Risk tape
US equities drifted lower with the S&P 500 down 0.4%. There wasn’t a single macro print to blame. The tape was jumpy around trade-policy noise, and the bigger drag was familiar: mega-cap tech stopped doing the index’s heavy lifting for a day.
With weight this concentrated, you don’t need a meltdown to get an ugly close. You just need the leaders to exhale. After a strong run, the bar shifts from “good growth” to “durable growth,” and anything that looks crowded gets sold first.
The market bought clean balance sheets and obvious catalysts. Everything else got marked down.
Software wobble
Software was weak after Jefferies downgraded Workday (WDAY), Docusign (DOCU), monday.com (MNDY), and Freshworks (FRSH). The common thread: AI features are getting commoditized, which can narrow differentiation and pressure pricing as customers stay cost-conscious and vendors bolt similar tools onto the same suites.
One downgrade is noise. A cluster is positioning. The move reinforced the current pecking order: more value is accruing to the hyperscalers and foundation-model layer, while parts of the application layer have to re-prove moat, attach rates, and pricing power.
And the tape didn’t need much encouragement. It treated the report as permission to trim a whole basket of “quality software,” which fed the broader “tech leadership is tired” feel.
Balance sheets first
Today was another reminder that, in a selective financing environment, capital-structure news can matter more than macro. Extending runway and cleaning up maturities is still one of the clearest stories the market will pay for.
AMC Entertainment (AMC) moved higher after pairing a better-than-feared quarter with a concrete refinancing step. The company launched a $1.73B notes offering to refinance debt and redeem Odeon notes. Results weren’t heroic, just above a low bar: non-GAAP EPS -$0.18 (beat by $0.07) and revenue $1.29B (beat by $20M). Liability management plus “not as bad as feared” is often enough.

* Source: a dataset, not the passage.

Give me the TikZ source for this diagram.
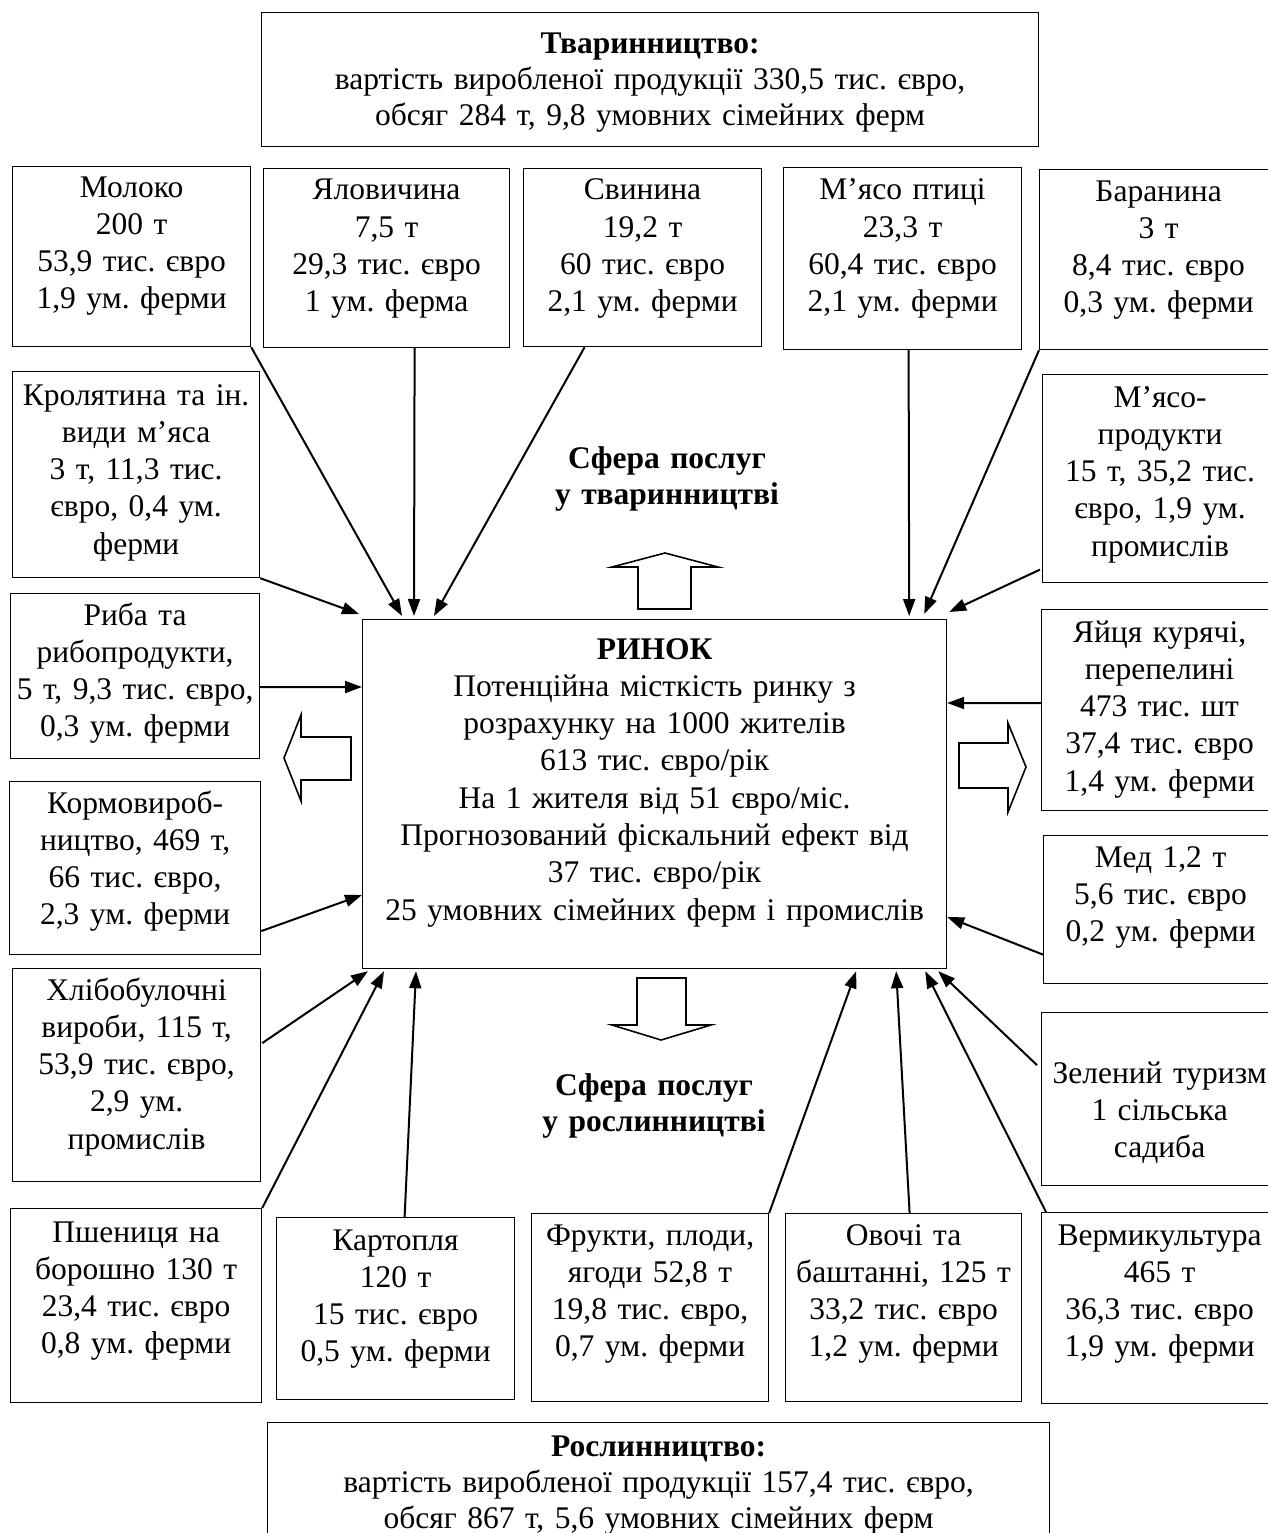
\documentclass[tikz,border=0pt]{standalone}
\usepackage{fontspec}
\setmainfont{Liberation Serif}
\usetikzlibrary{arrows.meta}
\frenchspacing

\tikzset{
  cell/.style={draw,line width=1.2pt,anchor=north west,inner sep=0pt},
  celltext/.style={anchor=base,inner sep=0pt,align=center,text width=300pt,font=\fontsize{31.5}{37.3}\selectfont},
  bigtext/.style={anchor=base,inner sep=0pt,align=center,text width=900pt,font=\fontsize{31.5}{36}\selectfont},
  sferatext/.style={anchor=base,inner sep=0pt,align=center,text width=400pt,font=\fontsize{31.5}{36}\selectfont\bfseries},
  feed/.style={line width=2pt,-{Triangle[length=17pt,width=12pt]}},
  hollow/.style={draw,line width=1.6pt,line join=miter}
}

\begin{document}
\begin{tikzpicture}[x=1pt,y=-1pt]
\path[use as bounding box] (0,0) rectangle (1267,1533);
\node[cell,minimum width=777pt,minimum height=134pt] (tvar) at (261,12) {};
\node[bigtext] (tvar-t) at ([yshift=-42pt]tvar.north) {\textbf{Тваринництво:}\\вартість виробленої продукції 330,5 тис. євро,\\обсяг 284 т, 9,8 умовних сімейних ферм};
\node[cell,minimum width=238pt,minimum height=180pt] (moloko) at (12,166) {};
\node[celltext] (moloko-t) at ([yshift=-31pt]moloko.north) {Молоко\\200 т\\53,9 тис. євро\\1,9 ум. ферми};
\node[cell,minimum width=246pt,minimum height=179pt] (yalov) at (263,168) {};
\node[celltext] (yalov-t) at ([yshift=-32pt]yalov.north) {Яловичина\\7,5 т\\29,3 тис. євро\\1 ум. ферма};
\node[cell,minimum width=238pt,minimum height=178pt] (svyn) at (523,168) {};
\node[celltext] (svyn-t) at ([yshift=-32pt]svyn.north) {Свинина\\19,2 т\\60 тис. євро\\2,1 ум. ферми};
\node[cell,minimum width=238pt,minimum height=182pt] (ptytsia) at (783,167) {};
\node[celltext] (ptytsia-t) at ([yshift=-33pt]ptytsia.north) {М’ясо птиці\\23,3 т\\60,4 тис. євро\\2,1 ум. ферми};
\node[cell,minimum width=238pt,minimum height=180pt] (baran) at (1039,169) {};
\node[celltext] (baran-t) at ([yshift=-32pt]baran.north) {Баранина\\3 т\\8,4 тис. євро\\0,3 ум. ферми};
\node[cell,minimum width=247pt,minimum height=206pt] (krol) at (12,371) {};
\node[celltext] (krol-t) at ([yshift=-34pt]krol.north) {Кролятина та ін.\\види м’яса\\3 т, 11,3 тис.\\євро, 0,4 ум.\\ферми};
\node[cell,minimum width=235pt,minimum height=208pt] (miaso) at (1042,374) {};
\node[celltext] (miaso-t) at ([yshift=-33pt]miaso.north) {М’ясо-\\продукти\\15 т, 35,2 тис.\\євро, 1,9 ум.\\промислів};
\node[cell,minimum width=249pt,minimum height=165pt] (ryba) at (10,593) {};
\node[celltext] (ryba-t) at ([yshift=-32pt]ryba.north) {Риба та\\рибопродукти,\\5 т, 9,3 тис. євро,\\0,3 ум. ферми};
\node[cell,minimum width=236pt,minimum height=201pt] (yaitsia) at (1041,609) {};
\node[celltext] (yaitsia-t) at ([yshift=-33pt]yaitsia.north) {Яйця курячі,\\перепелині\\473 тис. шт\\37,4 тис. євро\\1,4 ум. ферми};
\node[cell,minimum width=251pt,minimum height=173pt] (korm) at (9,781) {};
\node[celltext] (korm-t) at ([yshift=-32pt]korm.north) {Кормовироб-\\ництво, 469 т,\\66 тис. євро,\\2,3 ум. ферми};
\node[cell,minimum width=234pt,minimum height=148pt] (med) at (1043,835) {};
\node[celltext] (med-t) at ([yshift=-32pt]med.north) {Мед 1,2 т\\5,6 тис. євро\\0,2 ум. ферми};
\node[cell,minimum width=248pt,minimum height=213pt] (khlib) at (12,968) {};
\node[celltext] (khlib-t) at ([yshift=-32pt]khlib.north) {Хлібобулочні\\вироби, 115 т,\\53,9 тис. євро,\\2,9 ум.\\промислів};
\node[cell,minimum width=236pt,minimum height=173pt] (zelen) at (1041,1012) {};
\node[celltext] (zelen-t) at ([yshift=-71pt]zelen.north) {Зелений туризм\\1 сільська\\садиба};
\node[cell,minimum width=251pt,minimum height=194pt] (pshen) at (10,1208) {};
\node[celltext] (pshen-t) at ([yshift=-34pt]pshen.north) {Пшениця на\\борошно 130 т\\23,4 тис. євро\\0,8 ум. ферми};
\node[cell,minimum width=238pt,minimum height=182pt] (kart) at (276,1217) {};
\node[celltext] (kart-t) at ([yshift=-33pt]kart.north) {Картопля\\120 т\\15 тис. євро\\0,5 ум. ферми};
\node[cell,minimum width=237pt,minimum height=188pt] (frukt) at (531,1213) {};
\node[celltext] (frukt-t) at ([yshift=-32pt]frukt.north) {Фрукти, плоди,\\ягоди 52,8 т\\19,8 тис. євро,\\0,7 ум. ферми};
\node[cell,minimum width=236pt,minimum height=188pt] (ovochi) at (785,1213) {};
\node[celltext] (ovochi-t) at ([yshift=-32pt]ovochi.north) {Овочі та\\баштанні, 125 т\\33,2 тис. євро\\1,2 ум. ферми};
\node[cell,minimum width=236pt,minimum height=191pt] (verm) at (1041,1212) {};
\node[celltext] (verm-t) at ([yshift=-33pt]verm.north) {Вермикультура\\465 т\\36,3 тис. євро\\1,9 ум. ферми};
\node[cell,minimum width=782pt,minimum height=130pt] (rosl) at (267,1422) {};
\node[bigtext] (rosl-t) at ([yshift=-34pt]rosl.north) {\textbf{Рослинництво:}\\вартість виробленої продукції 157,4 тис. євро,\\обсяг 867 т, 5,6 умовних сімейних ферм};
\node[cell,minimum width=584pt,minimum height=349pt] (rynok) at (362,619) {};
\node[celltext,text width=600pt] (rynok-t) at ([yshift=-40pt]rynok.north) {\textbf{РИНОК}\\Потенційна місткість ринку з\\розрахунку на 1000 жителів\\613 тис. євро/рік\\На 1 жителя від 51 євро/міс.\\Прогнозований фіскальний ефект від\\37 тис. євро/рік\\25 умовних сімейних ферм і промислів};
\node[sferatext] (sfera-tv) at (667,468) {Сфера послуг\\у тваринництві};
\node[sferatext] (sfera-rs) at (654,1095) {Сфера послуг\\у рослинництві};
\draw[hollow] (638,609) -- (638,567) -- (612,567) -- (665,553) -- (718,567) -- (691,567) -- (691,609) -- cycle;
\draw[hollow] (637,978) -- (686,978) -- (686,1025) -- (711,1025) -- (661,1040) -- (612,1025) -- (637,1025) -- cycle;
\draw[hollow] (351,737) -- (301,737) -- (301,715) -- (284,758) -- (301,801) -- (301,780) -- (351,780) -- cycle;
\draw[hollow] (959,743) -- (1008,743) -- (1008,723) -- (1026,767) -- (1008,812) -- (1008,788) -- (959,788) -- cycle;
\draw[feed] (moloko.south east) -- ([shift={(40,-3)}]rynok.north west);
\draw[feed] ([shift={(28,0)}]yalov.south) -- ([shift={(52,-3)}]rynok.north west);
\draw[feed] ([shift={(-58,0)}]svyn.south) -- ([shift={(72,-3)}]rynok.north west);
\draw[feed] (krol.south east) -- ([shift={(-3,-5)}]rynok.north west);
\draw[feed] ([shift={(0,11)}]ryba.east) -- ([shift={(0,68)}]rynok.north west);
\draw[feed] ([shift={(0,63)}]korm.east) -- ([shift={(0,276)}]rynok.north west);
\draw[feed] ([shift={(1,-32)}]khlib.east) -- ([shift={(6,2)}]rynok.south west);
\draw[feed] (pshen.north east) -- ([shift={(22,2)}]rynok.south west);
\draw[feed] ([shift={(9,0)}]kart.north) -- ([shift={(54,2)}]rynok.south west);
\draw[feed] (frukt.north east) -- ([shift={(-91,2)}]rynok.south east);
\draw[feed] ([shift={(6,0)}]ovochi.north) -- ([shift={(-51,2)}]rynok.south east);
\draw[feed] ([shift={(5,0)}]verm.north west) -- ([shift={(-22,2)}]rynok.south east);
\draw[feed] ([shift={(-4,-34)}]zelen.west) -- ([shift={(-9,2)}]rynok.south east);
\draw[feed] ([shift={(0,45)}]med.west) -- ([shift={(0,298)}]rynok.north east);
\draw[feed] ([shift={(0,-7)}]yaitsia.west) -- ([shift={(0,84)}]rynok.north east);
\draw[feed] ([shift={(-2,91)}]miaso.west) -- ([shift={(2,-7)}]rynok.north east);
\draw[feed] (baran.south west) -- ([shift={(-23,-5)}]rynok.north east);
\draw[feed] ([shift={(6,0)}]ptytsia.south) -- ([shift={(-38,-3)}]rynok.north east);
\end{tikzpicture}
\end{document}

Atomera announced a $25M registered direct stock offering. It’s dilution, but it also reduces near-term funding risk. In this tape, survival math beats long-dated optionality.
Leverage and cash burn are back on page one. “Fix the balance sheet” keeps working because it doesn’t require anyone to underwrite a demand reacceleration.
Deal tape and oil edges
A few corporate headlines cut through the index softness:
Veris Residential (VERIS) popped premarket after announcing it will be acquired in a deal valued around $3.4B. Real estate M&A is rate- and financing-sensitive, so a clean reaction usually means investors like the terms and believe the closing path.
Estée Lauder (EL): management signaled openness to additional M&A. Not a deal, but it’s a reminder the company is willing to use portfolio moves to reset the story.
Cannae Holdings declared a $0.15/share dividend.
Commodities stayed mostly in the background, but the risk overhang didn’t go away. Russian crude traded at its steepest discount since 2023 amid Western sanctions, and Iran-related tensions kept geopolitics in the frame. Separately, a US February vehicle market forecast pointed to lower expected EV demand, a small near-term headwind for the EV complex.
The day’s message was simple: when leadership wobbles, the market gets picky fast.